● **GIVEN INFORMATION**

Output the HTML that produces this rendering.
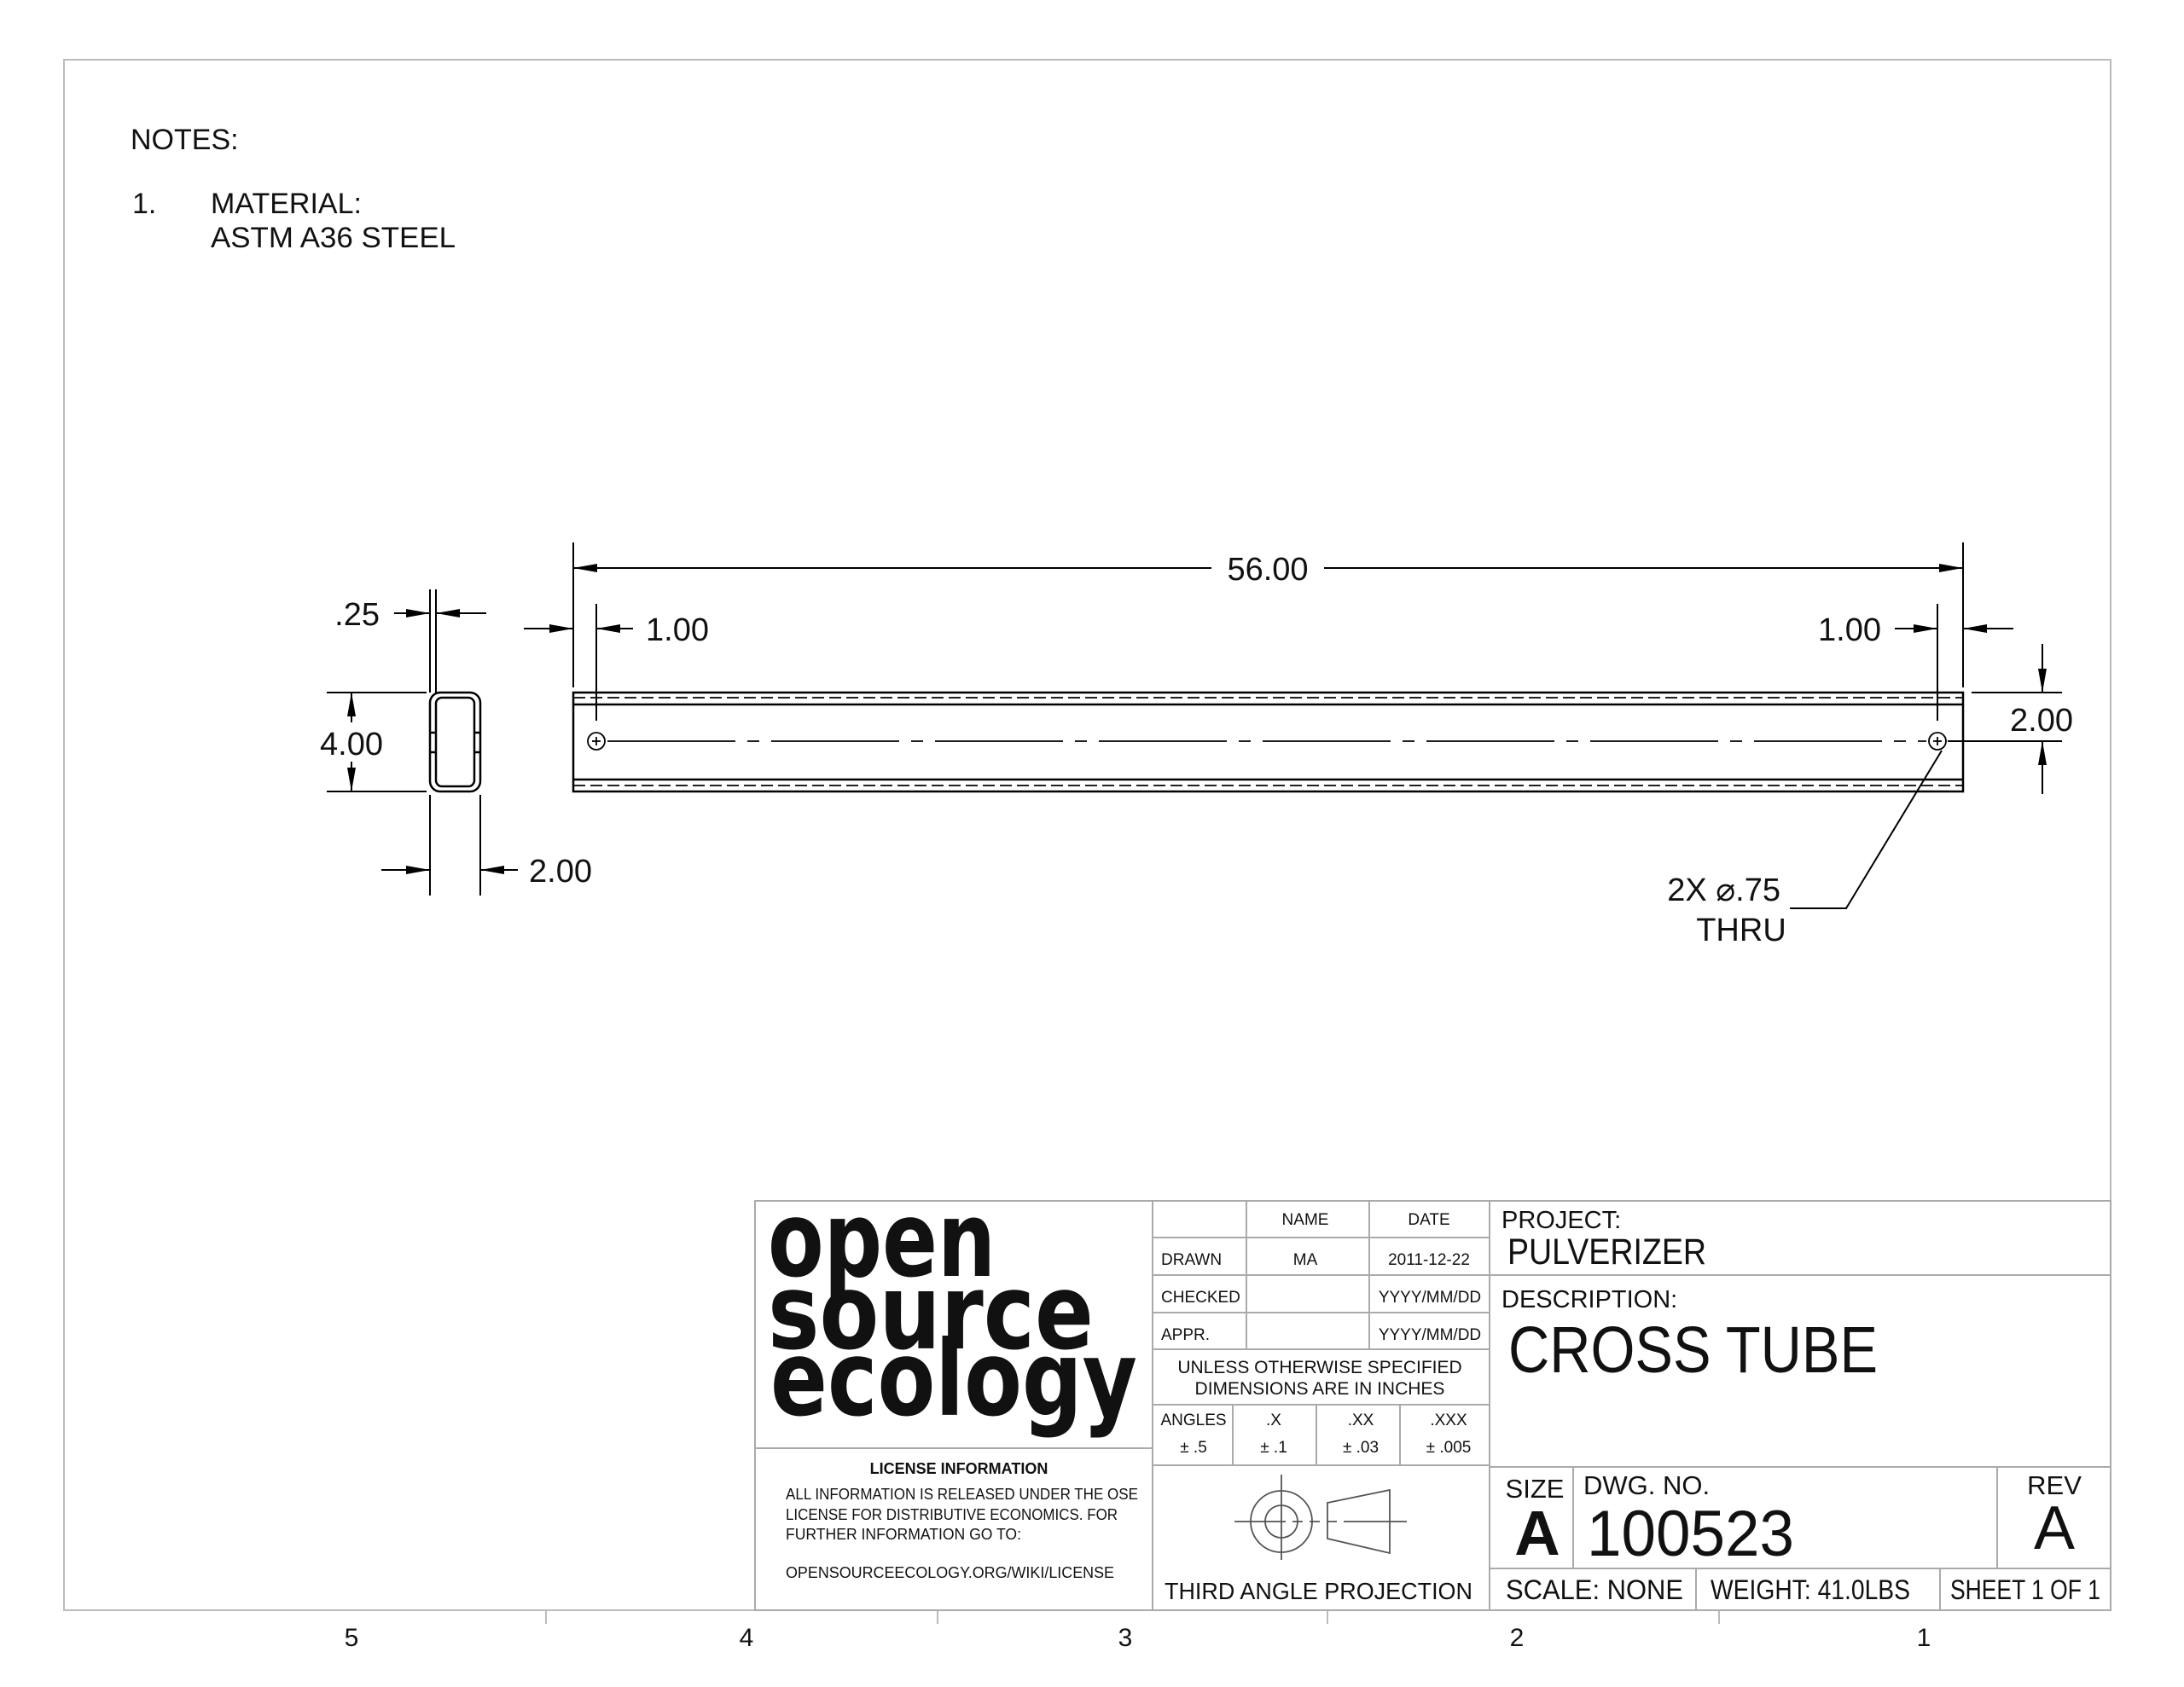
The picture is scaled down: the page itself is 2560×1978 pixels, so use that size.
<!DOCTYPE html>
<html><head><meta charset="utf-8"><style>
html,body{margin:0;padding:0;background:#fff;}
svg{display:block;}
text{font-family:"Liberation Sans",sans-serif;fill:#111;}
</style></head><body>
<svg width="2560" height="1978" viewBox="0 0 2560 1978" xmlns="http://www.w3.org/2000/svg">
<rect x="0" y="0" width="2560" height="1978" fill="#fff"/>
<rect x="75" y="70" width="2399" height="1818" fill="none" stroke="#bbb" stroke-width="2"/>
<g stroke="#bbb" stroke-width="2">
<line x1="640" y1="1888" x2="640" y2="1904"/><line x1="1099" y1="1888" x2="1099" y2="1904"/>
<line x1="1556" y1="1888" x2="1556" y2="1904"/><line x1="2015" y1="1888" x2="2015" y2="1904"/>
</g>
<g font-size="30" fill="#333">
<text x="412" y="1930" text-anchor="middle">5</text><text x="875" y="1930" text-anchor="middle">4</text>
<text x="1319" y="1930" text-anchor="middle">3</text><text x="1778" y="1930" text-anchor="middle">2</text>
<text x="2255" y="1930" text-anchor="middle">1</text>
</g>
<g font-size="34">
<text x="153" y="175">NOTES:</text>
<text x="155" y="250">1.</text>
<text x="247" y="250">MATERIAL:</text>
<text x="247" y="290" textLength="287" lengthAdjust="spacingAndGlyphs">ASTM A36 STEEL</text>
</g>
<g stroke="#000" stroke-width="2.5" fill="none">
<rect x="504" y="812" width="59" height="116" rx="12"/>
<rect x="511" y="818" width="45" height="104" rx="7"/>
<line x1="504" y1="859" x2="511" y2="859"/><line x1="504" y1="882" x2="511" y2="882"/>
<line x1="556" y1="859" x2="563" y2="859"/><line x1="556" y1="882" x2="563" y2="882"/>
</g>
<g stroke="#000" stroke-width="2" fill="none">
<line x1="504" y1="691" x2="504" y2="812"/><line x1="511" y1="691" x2="511" y2="812"/>
<line x1="462" y1="719" x2="504" y2="719"/><line x1="511" y1="719" x2="570" y2="719"/>
<line x1="383" y1="812" x2="500" y2="812"/><line x1="383" y1="928" x2="500" y2="928"/>
<line x1="412" y1="812" x2="412" y2="847"/><line x1="412" y1="893" x2="412" y2="928"/>
<line x1="504" y1="932" x2="504" y2="1050"/><line x1="563" y1="932" x2="563" y2="1050"/>
<line x1="447" y1="1020" x2="504" y2="1020"/><line x1="563" y1="1020" x2="607" y2="1020"/>
</g>
<g fill="#000">
<polygon points="504,719 476,714 476,724"/><polygon points="511,719 539,714 539,724"/>
<polygon points="412,812 407,840 417,840"/><polygon points="412,928 407,900 417,900"/>
<polygon points="504,1020 476,1015 476,1025"/><polygon points="563,1020 591,1015 591,1025"/>
</g>
<g font-size="38">
<text x="445" y="733" text-anchor="end">.25</text>
<text x="412" y="885" text-anchor="middle" style="paint-order:stroke" stroke="#fff" stroke-width="8">4.00</text>
<text x="620" y="1034">2.00</text>
</g>
<g stroke="#000" stroke-width="2.5" fill="none">
<rect x="672" y="812" width="1629" height="116"/>
<line x1="672" y1="826" x2="2301" y2="826"/><line x1="672" y1="914" x2="2301" y2="914"/>
</g>
<g stroke="#000" stroke-width="1.8" fill="none" stroke-dasharray="14 6">
<line x1="672" y1="818" x2="2301" y2="818"/><line x1="672" y1="921" x2="2301" y2="921"/>
</g>
<g stroke="#000" stroke-width="1.8" fill="none">
<circle cx="699" cy="869" r="10"/><circle cx="2271" cy="869" r="10"/>
<line x1="694" y1="869" x2="704" y2="869"/><line x1="699" y1="864" x2="699" y2="874"/>
<line x1="2266" y1="869" x2="2276" y2="869"/><line x1="2271" y1="864" x2="2271" y2="874"/>
<line x1="712" y1="869" x2="2258" y2="869" stroke-dasharray="150 14 14 14"/>
</g>
<g stroke="#000" stroke-width="2" fill="none">
<line x1="672" y1="636" x2="672" y2="806"/><line x1="2301" y1="636" x2="2301" y2="806"/>
<line x1="672" y1="666" x2="1420" y2="666"/><line x1="1552" y1="666" x2="2301" y2="666"/>
<line x1="699" y1="708" x2="699" y2="845"/><line x1="2271" y1="708" x2="2271" y2="845"/>
<line x1="614" y1="737" x2="672" y2="737"/><line x1="699" y1="737" x2="742" y2="737"/>
<line x1="2221" y1="737" x2="2271" y2="737"/><line x1="2301" y1="737" x2="2360" y2="737"/>
<line x1="2311" y1="812" x2="2417" y2="812"/><line x1="2283" y1="869" x2="2417" y2="869"/>
<line x1="2394" y1="755" x2="2394" y2="812"/><line x1="2394" y1="869" x2="2394" y2="931"/>
<polyline points="2276,880 2164,1065 2098,1065"/>
</g>
<g fill="#000">
<polygon points="672,666 700,661 700,671"/><polygon points="2301,666 2273,661 2273,671"/>
<polygon points="672,737 644,732 644,742"/><polygon points="699,737 727,732 727,742"/>
<polygon points="2271,737 2243,732 2243,742"/><polygon points="2301,737 2329,732 2329,742"/>
<polygon points="2394,812 2389,784 2399,784"/><polygon points="2394,869 2389,897 2399,897"/>
</g>
<g font-size="38">
<text x="1486" y="680" text-anchor="middle">56.00</text>
<text x="757" y="751">1.00</text>
<text x="2205" y="751" text-anchor="end">1.00</text>
<text x="2393" y="857" text-anchor="middle" style="paint-order:stroke" stroke="#fff" stroke-width="8">2.00</text>
<text x="2087" y="1056" text-anchor="end">2X ⌀.75</text>
<text x="2041" y="1103" text-anchor="middle">THRU</text>
</g>
<g stroke="#aaa" stroke-width="2" fill="none">
<rect x="885" y="1408" width="1589" height="480"/>
<line x1="1351" y1="1408" x2="1351" y2="1888"/>
<line x1="1746" y1="1408" x2="1746" y2="1888"/>
<line x1="885" y1="1698" x2="1351" y2="1698"/>
<line x1="1351" y1="1451" x2="1746" y2="1451"/><line x1="1351" y1="1495" x2="1746" y2="1495"/>
<line x1="1351" y1="1539" x2="1746" y2="1539"/><line x1="1351" y1="1582" x2="1746" y2="1582"/>
<line x1="1351" y1="1647" x2="1746" y2="1647"/><line x1="1351" y1="1718" x2="1746" y2="1718"/>
<line x1="1461" y1="1408" x2="1461" y2="1582"/><line x1="1605" y1="1408" x2="1605" y2="1582"/>
<line x1="1445" y1="1647" x2="1445" y2="1718"/><line x1="1543" y1="1647" x2="1543" y2="1718"/>
<line x1="1641" y1="1647" x2="1641" y2="1718"/>
<line x1="1746" y1="1495" x2="2474" y2="1495"/><line x1="1746" y1="1720" x2="2474" y2="1720"/>
<line x1="1746" y1="1839" x2="2474" y2="1839"/>
<line x1="1844" y1="1720" x2="1844" y2="1839"/><line x1="2341" y1="1720" x2="2341" y2="1839"/>
<line x1="1988" y1="1839" x2="1988" y2="1888"/><line x1="2274" y1="1839" x2="2274" y2="1888"/>
</g>
<g font-weight="bold" fill="#000" style="font-family:'DejaVu Sans',sans-serif">
<text x="900" y="1496" font-size="122" textLength="267" lengthAdjust="spacingAndGlyphs" style="font-family:'DejaVu Sans',sans-serif">open</text>
<text x="900" y="1581" font-size="122" textLength="382" lengthAdjust="spacingAndGlyphs" style="font-family:'DejaVu Sans',sans-serif">source</text>
<text x="903" y="1659" font-size="122" textLength="430" lengthAdjust="spacingAndGlyphs" style="font-family:'DejaVu Sans',sans-serif">ecology</text>
</g>
<g font-size="18">
<text x="1124" y="1728" text-anchor="middle" font-weight="bold">LICENSE INFORMATION</text>
<text x="921" y="1758" textLength="413" lengthAdjust="spacingAndGlyphs">ALL INFORMATION IS RELEASED UNDER THE OSE</text>
<text x="921" y="1782" textLength="389" lengthAdjust="spacingAndGlyphs">LICENSE FOR DISTRIBUTIVE ECONOMICS. FOR</text>
<text x="921" y="1805" textLength="276" lengthAdjust="spacingAndGlyphs">FURTHER INFORMATION GO TO:</text>
<text x="921" y="1850" textLength="385" lengthAdjust="spacingAndGlyphs">OPENSOURCEECOLOGY.ORG/WIKI/LICENSE</text>
</g>
<g font-size="19">
<text x="1530" y="1436" text-anchor="middle">NAME</text>
<text x="1675" y="1436" text-anchor="middle">DATE</text>
<text x="1361" y="1483">DRAWN</text>
<text x="1530" y="1483" text-anchor="middle">MA</text>
<text x="1675" y="1483" text-anchor="middle">2011-12-22</text>
<text x="1361" y="1527">CHECKED</text>
<text x="1676" y="1527" text-anchor="middle">YYYY/MM/DD</text>
<text x="1361" y="1571">APPR.</text>
<text x="1676" y="1571" text-anchor="middle">YYYY/MM/DD</text>
<text x="1547" y="1610" text-anchor="middle" font-size="21">UNLESS OTHERWISE SPECIFIED</text>
<text x="1547" y="1635" text-anchor="middle" font-size="21">DIMENSIONS ARE IN INCHES</text>
<text x="1399" y="1671" text-anchor="middle">ANGLES</text>
<text x="1493" y="1671" text-anchor="middle">.X</text>
<text x="1595" y="1671" text-anchor="middle">.XX</text>
<text x="1698" y="1671" text-anchor="middle">.XXX</text>
<text x="1399" y="1703" text-anchor="middle">± .5</text>
<text x="1493" y="1703" text-anchor="middle">± .1</text>
<text x="1595" y="1703" text-anchor="middle">± .03</text>
<text x="1698" y="1703" text-anchor="middle">± .005</text>
</g>
<g stroke="#555" stroke-width="1.8" fill="none">
<circle cx="1502" cy="1784" r="36"/><circle cx="1502" cy="1784" r="19"/>
<line x1="1447" y1="1784" x2="1649" y2="1784" stroke-dasharray="60 8 12 8 12 8 12 8 100"/>
<line x1="1502" y1="1729" x2="1502" y2="1829"/>
<polygon points="1556,1762 1629,1747 1629,1821 1556,1804"/>
</g>
<text x="1365" y="1875" font-size="28" fill="#333" textLength="361" lengthAdjust="spacingAndGlyphs">THIRD ANGLE PROJECTION</text>
<text x="1760" y="1440" font-size="29">PROJECT:</text>
<text x="1767" y="1482" font-size="43" textLength="233" lengthAdjust="spacingAndGlyphs">PULVERIZER</text>
<text x="1760" y="1533" font-size="29">DESCRIPTION:</text>
<text x="1768" y="1609" font-size="77" textLength="433" lengthAdjust="spacingAndGlyphs">CROSS TUBE</text>
<text x="1799" y="1756" font-size="31" text-anchor="middle">SIZE</text>
<text x="1802" y="1823" font-size="74" font-weight="bold" text-anchor="middle">A</text>
<text x="1856" y="1752" font-size="31">DWG.  NO.</text>
<text x="1860" y="1824" font-size="76" textLength="243" lengthAdjust="spacingAndGlyphs">100523</text>
<text x="2408" y="1752" font-size="31" text-anchor="middle">REV</text>
<text x="2408" y="1816" font-size="72" text-anchor="middle">A</text>
<text x="1765" y="1875" font-size="32" textLength="208" lengthAdjust="spacingAndGlyphs">SCALE: NONE</text>
<text x="2005" y="1875" font-size="32" textLength="234" lengthAdjust="spacingAndGlyphs">WEIGHT: 41.0LBS</text>
<text x="2286" y="1875" font-size="32" textLength="176" lengthAdjust="spacingAndGlyphs">SHEET 1 OF 1</text>
</svg>
</body></html>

● **WHAT YOU HAVE TO DO**
How many of the lines above hold "that"? Answer with only the number.

● **RESULT OF THIS EXERCISE**
2